### DATA TO USE
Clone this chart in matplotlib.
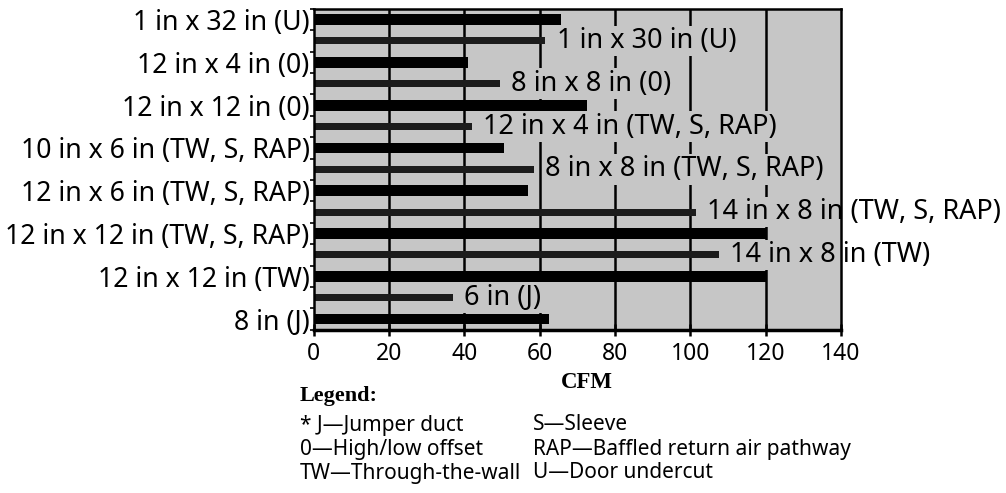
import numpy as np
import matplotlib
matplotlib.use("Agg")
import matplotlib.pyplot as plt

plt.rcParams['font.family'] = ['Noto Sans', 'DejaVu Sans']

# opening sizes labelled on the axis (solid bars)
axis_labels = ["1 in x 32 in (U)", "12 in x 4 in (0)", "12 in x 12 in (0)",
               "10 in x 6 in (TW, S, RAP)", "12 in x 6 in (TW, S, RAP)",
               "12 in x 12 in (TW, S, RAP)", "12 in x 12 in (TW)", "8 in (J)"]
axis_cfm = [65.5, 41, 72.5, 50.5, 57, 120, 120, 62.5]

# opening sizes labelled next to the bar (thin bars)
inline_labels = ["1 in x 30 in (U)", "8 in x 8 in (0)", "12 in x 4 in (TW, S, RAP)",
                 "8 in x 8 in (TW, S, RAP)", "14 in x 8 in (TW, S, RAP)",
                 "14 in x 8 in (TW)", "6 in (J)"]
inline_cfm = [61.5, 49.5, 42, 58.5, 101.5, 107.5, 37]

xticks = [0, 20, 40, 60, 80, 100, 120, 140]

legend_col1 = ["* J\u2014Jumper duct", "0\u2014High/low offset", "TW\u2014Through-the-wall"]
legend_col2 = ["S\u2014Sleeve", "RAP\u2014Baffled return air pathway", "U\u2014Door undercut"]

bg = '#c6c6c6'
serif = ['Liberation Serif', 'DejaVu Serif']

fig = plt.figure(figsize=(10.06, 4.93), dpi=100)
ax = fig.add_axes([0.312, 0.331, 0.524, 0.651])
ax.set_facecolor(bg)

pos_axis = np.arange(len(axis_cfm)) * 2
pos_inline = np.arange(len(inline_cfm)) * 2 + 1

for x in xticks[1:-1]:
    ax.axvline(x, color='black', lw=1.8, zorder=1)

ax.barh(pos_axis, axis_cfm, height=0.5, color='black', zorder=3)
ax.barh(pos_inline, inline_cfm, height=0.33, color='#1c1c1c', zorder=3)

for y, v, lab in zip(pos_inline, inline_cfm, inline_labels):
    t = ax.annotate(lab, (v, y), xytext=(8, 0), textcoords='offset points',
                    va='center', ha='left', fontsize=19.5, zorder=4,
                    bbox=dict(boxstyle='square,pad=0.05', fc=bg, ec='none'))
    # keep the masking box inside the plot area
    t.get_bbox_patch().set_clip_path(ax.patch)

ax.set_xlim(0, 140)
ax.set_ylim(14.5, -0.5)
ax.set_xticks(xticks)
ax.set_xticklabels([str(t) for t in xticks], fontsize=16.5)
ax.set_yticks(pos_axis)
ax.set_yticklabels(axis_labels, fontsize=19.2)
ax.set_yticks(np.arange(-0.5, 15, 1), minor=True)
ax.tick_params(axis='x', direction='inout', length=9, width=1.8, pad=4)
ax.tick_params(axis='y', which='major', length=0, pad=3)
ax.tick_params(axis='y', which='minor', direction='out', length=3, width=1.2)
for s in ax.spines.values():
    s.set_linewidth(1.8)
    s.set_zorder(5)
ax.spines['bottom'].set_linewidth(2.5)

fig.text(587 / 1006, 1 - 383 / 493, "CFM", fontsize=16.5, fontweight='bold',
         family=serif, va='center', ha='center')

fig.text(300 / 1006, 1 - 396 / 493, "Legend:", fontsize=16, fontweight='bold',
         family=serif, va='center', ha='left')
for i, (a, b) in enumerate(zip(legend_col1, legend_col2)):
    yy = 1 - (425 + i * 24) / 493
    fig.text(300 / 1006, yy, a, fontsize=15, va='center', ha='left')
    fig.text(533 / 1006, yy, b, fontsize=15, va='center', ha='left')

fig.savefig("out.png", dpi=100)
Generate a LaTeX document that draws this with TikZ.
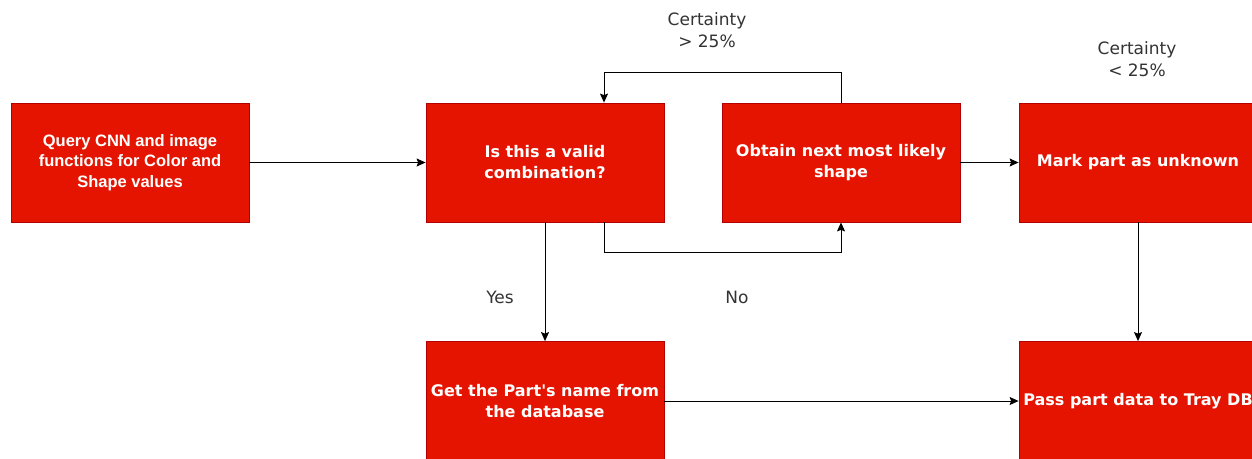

### EXERCISE
Pictures stay out. Print the data exactly, from its first line through the line containing "axis_cfm = [65.5, 41, 72.5, 50.5, 57, 120, 120, 62.5]".

### RESULT OF THE EXERCISE
Clone this chart in matplotlib.
import numpy as np
import matplotlib
matplotlib.use("Agg")
import matplotlib.pyplot as plt

plt.rcParams['font.family'] = ['Noto Sans', 'DejaVu Sans']

# opening sizes labelled on the axis (solid bars)
axis_labels = ["1 in x 32 in (U)", "12 in x 4 in (0)", "12 in x 12 in (0)",
               "10 in x 6 in (TW, S, RAP)", "12 in x 6 in (TW, S, RAP)",
               "12 in x 12 in (TW, S, RAP)", "12 in x 12 in (TW)", "8 in (J)"]
axis_cfm = [65.5, 41, 72.5, 50.5, 57, 120, 120, 62.5]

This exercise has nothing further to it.